Give back an exact copy of the lines from the start of the material through the line bearing "var yMinorTicks = [0.875, 0.925, 0.975, 1.025, 1.075, 1.125];". Include both ends and nothing else.

· · · ·

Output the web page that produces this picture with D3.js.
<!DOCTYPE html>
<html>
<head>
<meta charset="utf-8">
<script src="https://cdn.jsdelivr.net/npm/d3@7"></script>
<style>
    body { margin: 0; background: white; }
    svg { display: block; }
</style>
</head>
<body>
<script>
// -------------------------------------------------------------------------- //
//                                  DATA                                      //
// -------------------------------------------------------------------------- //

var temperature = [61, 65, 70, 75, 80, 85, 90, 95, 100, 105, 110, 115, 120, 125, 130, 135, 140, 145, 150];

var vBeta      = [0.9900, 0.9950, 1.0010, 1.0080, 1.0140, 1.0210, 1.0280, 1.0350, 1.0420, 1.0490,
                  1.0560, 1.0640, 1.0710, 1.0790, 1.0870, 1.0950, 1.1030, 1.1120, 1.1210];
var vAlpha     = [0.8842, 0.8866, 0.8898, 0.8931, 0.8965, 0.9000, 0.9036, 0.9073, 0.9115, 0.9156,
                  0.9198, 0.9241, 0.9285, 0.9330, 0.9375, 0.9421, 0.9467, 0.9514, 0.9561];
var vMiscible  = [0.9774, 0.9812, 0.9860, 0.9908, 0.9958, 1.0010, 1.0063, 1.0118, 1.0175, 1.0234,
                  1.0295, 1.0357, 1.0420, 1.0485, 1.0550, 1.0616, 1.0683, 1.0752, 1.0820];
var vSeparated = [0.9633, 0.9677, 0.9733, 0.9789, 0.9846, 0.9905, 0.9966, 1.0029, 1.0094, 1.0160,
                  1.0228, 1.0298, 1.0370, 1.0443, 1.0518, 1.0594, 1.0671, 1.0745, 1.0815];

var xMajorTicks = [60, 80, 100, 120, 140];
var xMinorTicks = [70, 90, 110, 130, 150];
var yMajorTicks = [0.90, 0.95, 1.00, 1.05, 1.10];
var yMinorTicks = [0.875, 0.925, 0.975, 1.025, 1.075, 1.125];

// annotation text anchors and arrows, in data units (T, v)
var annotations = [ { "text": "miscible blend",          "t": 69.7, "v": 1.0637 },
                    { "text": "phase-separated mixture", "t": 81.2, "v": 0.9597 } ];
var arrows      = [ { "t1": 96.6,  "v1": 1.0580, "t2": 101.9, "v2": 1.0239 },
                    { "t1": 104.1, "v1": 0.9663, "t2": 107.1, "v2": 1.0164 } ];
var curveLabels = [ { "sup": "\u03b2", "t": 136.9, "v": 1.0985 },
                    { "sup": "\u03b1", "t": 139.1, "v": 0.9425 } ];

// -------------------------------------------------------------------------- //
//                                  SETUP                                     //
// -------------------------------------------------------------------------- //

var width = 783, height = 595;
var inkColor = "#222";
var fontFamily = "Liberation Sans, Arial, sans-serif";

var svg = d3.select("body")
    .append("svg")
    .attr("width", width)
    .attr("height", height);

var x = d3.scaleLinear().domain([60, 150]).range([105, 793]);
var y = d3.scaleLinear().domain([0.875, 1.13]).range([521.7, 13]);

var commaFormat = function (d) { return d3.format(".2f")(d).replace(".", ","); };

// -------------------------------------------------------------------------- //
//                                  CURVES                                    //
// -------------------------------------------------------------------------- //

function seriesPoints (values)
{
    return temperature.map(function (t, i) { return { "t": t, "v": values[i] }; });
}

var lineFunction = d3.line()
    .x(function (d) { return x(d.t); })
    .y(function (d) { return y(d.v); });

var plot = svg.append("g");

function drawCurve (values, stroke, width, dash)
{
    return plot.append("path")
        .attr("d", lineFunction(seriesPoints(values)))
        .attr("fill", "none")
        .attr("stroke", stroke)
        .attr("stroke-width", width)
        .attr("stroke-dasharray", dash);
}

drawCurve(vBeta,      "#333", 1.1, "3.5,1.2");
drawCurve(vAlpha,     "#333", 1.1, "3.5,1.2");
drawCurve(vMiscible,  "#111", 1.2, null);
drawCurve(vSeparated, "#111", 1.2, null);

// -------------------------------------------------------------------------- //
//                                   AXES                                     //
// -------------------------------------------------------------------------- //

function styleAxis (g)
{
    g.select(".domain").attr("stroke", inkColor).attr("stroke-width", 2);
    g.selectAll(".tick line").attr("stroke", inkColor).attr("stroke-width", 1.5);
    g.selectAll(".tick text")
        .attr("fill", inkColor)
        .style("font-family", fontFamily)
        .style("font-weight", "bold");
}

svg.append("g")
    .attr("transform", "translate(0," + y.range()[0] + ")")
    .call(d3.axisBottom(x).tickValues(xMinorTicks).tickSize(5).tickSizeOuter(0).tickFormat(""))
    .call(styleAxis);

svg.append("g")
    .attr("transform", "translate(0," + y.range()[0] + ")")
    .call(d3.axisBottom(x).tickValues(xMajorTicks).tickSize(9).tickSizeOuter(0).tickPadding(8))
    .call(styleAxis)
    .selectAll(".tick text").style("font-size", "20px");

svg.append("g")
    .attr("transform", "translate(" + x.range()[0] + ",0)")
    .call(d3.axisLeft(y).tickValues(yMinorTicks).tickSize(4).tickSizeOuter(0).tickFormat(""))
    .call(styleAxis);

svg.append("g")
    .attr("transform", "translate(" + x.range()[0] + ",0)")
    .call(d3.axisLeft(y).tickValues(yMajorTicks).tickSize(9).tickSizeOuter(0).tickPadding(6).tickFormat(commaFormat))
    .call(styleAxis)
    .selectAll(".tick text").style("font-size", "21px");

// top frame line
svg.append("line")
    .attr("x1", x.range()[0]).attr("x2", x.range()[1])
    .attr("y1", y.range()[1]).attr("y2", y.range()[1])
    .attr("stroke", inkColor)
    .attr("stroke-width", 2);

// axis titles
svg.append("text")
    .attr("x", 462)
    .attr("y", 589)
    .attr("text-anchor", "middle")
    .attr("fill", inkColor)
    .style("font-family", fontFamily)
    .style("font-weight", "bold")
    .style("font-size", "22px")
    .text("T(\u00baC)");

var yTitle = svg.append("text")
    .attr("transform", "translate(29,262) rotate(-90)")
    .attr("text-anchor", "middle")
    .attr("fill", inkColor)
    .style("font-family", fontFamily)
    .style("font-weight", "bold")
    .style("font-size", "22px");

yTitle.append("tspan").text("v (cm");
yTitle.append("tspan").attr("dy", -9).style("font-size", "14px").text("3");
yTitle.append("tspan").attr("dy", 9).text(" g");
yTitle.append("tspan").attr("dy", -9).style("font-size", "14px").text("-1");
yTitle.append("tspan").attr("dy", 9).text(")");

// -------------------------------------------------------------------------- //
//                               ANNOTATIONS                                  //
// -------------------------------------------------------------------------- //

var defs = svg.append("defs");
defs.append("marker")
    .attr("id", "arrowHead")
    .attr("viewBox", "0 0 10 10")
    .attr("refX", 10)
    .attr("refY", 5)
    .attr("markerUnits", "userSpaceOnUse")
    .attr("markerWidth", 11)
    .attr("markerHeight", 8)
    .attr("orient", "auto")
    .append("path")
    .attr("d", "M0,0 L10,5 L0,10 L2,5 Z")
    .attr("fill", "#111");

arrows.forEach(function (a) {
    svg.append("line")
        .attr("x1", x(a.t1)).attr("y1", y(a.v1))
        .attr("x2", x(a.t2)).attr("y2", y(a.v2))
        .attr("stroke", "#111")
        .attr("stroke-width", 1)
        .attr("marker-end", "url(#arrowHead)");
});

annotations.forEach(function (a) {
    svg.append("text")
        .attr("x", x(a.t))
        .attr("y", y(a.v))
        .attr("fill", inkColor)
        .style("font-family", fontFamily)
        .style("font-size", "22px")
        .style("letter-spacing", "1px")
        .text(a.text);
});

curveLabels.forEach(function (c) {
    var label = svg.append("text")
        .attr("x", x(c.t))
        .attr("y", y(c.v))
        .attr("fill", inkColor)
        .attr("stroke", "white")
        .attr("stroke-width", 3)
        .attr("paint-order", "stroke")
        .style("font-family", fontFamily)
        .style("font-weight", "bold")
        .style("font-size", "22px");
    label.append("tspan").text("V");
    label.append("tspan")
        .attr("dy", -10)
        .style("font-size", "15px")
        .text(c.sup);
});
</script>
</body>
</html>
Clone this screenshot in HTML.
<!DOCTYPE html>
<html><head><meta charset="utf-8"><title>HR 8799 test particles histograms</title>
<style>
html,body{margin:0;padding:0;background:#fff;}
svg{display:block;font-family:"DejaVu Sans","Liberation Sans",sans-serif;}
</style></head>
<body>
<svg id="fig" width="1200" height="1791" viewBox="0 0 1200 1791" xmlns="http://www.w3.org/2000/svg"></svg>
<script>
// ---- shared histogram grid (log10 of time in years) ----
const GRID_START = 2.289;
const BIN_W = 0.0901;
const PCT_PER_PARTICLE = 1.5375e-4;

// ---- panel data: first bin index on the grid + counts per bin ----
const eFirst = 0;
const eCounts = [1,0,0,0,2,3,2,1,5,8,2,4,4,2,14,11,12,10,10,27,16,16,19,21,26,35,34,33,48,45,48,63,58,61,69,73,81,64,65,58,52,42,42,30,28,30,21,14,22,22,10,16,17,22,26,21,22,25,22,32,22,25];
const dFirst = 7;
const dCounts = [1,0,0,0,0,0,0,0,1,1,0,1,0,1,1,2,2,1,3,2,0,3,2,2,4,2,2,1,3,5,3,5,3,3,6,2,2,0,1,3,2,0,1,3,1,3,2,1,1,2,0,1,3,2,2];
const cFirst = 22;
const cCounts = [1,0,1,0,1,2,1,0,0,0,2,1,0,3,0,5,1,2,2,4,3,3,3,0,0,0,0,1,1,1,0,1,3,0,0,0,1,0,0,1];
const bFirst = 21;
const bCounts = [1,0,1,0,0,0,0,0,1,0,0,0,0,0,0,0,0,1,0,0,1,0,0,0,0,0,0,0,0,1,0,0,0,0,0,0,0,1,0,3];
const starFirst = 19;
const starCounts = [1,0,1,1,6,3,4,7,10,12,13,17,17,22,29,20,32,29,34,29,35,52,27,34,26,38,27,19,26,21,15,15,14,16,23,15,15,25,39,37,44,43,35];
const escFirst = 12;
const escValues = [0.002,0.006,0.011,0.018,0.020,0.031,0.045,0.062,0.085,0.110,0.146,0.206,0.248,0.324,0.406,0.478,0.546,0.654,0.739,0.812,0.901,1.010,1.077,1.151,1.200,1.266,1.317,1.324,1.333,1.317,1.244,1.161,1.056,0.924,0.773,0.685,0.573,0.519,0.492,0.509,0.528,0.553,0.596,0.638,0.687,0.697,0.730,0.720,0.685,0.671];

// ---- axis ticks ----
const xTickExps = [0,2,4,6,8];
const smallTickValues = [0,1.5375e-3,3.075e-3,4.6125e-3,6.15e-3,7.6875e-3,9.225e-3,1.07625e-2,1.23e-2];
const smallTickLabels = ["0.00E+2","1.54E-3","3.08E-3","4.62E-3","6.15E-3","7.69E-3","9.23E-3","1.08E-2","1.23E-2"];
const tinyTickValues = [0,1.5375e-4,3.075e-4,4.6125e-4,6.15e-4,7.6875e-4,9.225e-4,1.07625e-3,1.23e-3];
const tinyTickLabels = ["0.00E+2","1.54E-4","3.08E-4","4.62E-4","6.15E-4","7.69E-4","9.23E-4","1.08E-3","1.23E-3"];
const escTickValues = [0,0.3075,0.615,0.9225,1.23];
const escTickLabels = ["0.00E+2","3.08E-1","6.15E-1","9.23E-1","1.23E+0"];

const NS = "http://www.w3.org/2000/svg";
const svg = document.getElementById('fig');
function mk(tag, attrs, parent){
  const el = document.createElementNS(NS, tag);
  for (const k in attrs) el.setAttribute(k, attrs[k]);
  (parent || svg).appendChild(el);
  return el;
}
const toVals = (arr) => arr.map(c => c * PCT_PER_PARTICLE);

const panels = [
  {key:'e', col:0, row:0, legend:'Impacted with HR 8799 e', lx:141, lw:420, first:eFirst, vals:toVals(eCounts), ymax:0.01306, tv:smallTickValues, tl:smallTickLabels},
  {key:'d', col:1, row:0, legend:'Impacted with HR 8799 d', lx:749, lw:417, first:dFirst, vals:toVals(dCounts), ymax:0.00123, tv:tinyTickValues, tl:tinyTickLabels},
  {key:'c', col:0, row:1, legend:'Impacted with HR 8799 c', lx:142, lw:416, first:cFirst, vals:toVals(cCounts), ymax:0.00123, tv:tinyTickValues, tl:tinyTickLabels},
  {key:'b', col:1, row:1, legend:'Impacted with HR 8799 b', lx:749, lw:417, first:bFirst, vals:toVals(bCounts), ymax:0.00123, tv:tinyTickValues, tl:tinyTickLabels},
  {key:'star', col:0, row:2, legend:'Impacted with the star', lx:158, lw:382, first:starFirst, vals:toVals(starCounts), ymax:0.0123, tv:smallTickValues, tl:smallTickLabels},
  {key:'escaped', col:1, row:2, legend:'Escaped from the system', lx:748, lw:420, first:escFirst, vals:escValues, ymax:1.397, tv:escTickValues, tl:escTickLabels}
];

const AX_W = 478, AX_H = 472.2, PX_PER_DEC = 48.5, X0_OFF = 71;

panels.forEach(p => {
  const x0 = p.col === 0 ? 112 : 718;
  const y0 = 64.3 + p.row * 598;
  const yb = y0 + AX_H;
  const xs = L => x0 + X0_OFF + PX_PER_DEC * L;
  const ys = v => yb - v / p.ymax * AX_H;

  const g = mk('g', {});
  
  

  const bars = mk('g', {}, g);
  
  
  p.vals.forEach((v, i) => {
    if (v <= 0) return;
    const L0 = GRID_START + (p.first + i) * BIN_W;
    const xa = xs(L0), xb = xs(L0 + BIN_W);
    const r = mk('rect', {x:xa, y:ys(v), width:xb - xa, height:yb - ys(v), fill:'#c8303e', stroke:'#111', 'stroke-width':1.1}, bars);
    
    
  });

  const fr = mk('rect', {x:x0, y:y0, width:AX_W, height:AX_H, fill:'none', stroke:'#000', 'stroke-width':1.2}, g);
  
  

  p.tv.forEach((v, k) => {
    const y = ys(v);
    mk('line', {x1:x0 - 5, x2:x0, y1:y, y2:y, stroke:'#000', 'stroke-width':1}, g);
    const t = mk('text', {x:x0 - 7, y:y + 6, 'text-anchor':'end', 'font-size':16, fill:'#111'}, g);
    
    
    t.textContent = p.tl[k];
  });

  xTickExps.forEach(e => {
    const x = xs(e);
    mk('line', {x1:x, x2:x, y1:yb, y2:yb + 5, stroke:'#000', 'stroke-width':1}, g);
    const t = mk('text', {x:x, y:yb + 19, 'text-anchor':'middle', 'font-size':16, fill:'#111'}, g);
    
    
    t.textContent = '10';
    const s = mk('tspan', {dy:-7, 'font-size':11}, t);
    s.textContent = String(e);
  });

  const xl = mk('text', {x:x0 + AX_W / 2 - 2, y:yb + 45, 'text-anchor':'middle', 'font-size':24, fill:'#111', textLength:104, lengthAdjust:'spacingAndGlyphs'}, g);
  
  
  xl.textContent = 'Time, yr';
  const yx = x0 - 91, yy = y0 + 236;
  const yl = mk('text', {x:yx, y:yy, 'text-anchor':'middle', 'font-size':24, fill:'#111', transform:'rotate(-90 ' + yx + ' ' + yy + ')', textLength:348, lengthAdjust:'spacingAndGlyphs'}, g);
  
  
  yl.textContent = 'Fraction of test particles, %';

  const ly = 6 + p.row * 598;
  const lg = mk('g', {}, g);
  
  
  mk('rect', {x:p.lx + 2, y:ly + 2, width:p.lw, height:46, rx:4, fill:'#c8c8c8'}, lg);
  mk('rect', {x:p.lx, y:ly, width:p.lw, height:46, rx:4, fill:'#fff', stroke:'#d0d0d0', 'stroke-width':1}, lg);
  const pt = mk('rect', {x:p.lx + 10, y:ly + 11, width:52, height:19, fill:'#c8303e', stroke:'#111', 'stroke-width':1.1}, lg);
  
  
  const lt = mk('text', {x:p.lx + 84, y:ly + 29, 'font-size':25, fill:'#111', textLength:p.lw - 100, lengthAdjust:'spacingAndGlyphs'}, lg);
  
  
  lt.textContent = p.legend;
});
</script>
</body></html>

· · · ·

### Completed task
Output the web page that produces this picture with D3.js.
<!DOCTYPE html>
<html>
<head>
<meta charset="utf-8">
<script src="https://cdn.jsdelivr.net/npm/d3@7"></script>
<style>
    body { margin: 0; background: white; }
    svg { display: block; }
</style>
</head>
<body>
<script>
// -------------------------------------------------------------------------- //
//                                  DATA                                      //
// -------------------------------------------------------------------------- //

var temperature = [61, 65, 70, 75, 80, 85, 90, 95, 100, 105, 110, 115, 120, 125, 130, 135, 140, 145, 150];

var vBeta      = [0.9900, 0.9950, 1.0010, 1.0080, 1.0140, 1.0210, 1.0280, 1.0350, 1.0420, 1.0490,
                  1.0560, 1.0640, 1.0710, 1.0790, 1.0870, 1.0950, 1.1030, 1.1120, 1.1210];
var vAlpha     = [0.8842, 0.8866, 0.8898, 0.8931, 0.8965, 0.9000, 0.9036, 0.9073, 0.9115, 0.9156,
                  0.9198, 0.9241, 0.9285, 0.9330, 0.9375, 0.9421, 0.9467, 0.9514, 0.9561];
var vMiscible  = [0.9774, 0.9812, 0.9860, 0.9908, 0.9958, 1.0010, 1.0063, 1.0118, 1.0175, 1.0234,
                  1.0295, 1.0357, 1.0420, 1.0485, 1.0550, 1.0616, 1.0683, 1.0752, 1.0820];
var vSeparated = [0.9633, 0.9677, 0.9733, 0.9789, 0.9846, 0.9905, 0.9966, 1.0029, 1.0094, 1.0160,
                  1.0228, 1.0298, 1.0370, 1.0443, 1.0518, 1.0594, 1.0671, 1.0745, 1.0815];

var xMajorTicks = [60, 80, 100, 120, 140];
var xMinorTicks = [70, 90, 110, 130, 150];
var yMajorTicks = [0.90, 0.95, 1.00, 1.05, 1.10];
var yMinorTicks = [0.875, 0.925, 0.975, 1.025, 1.075, 1.125];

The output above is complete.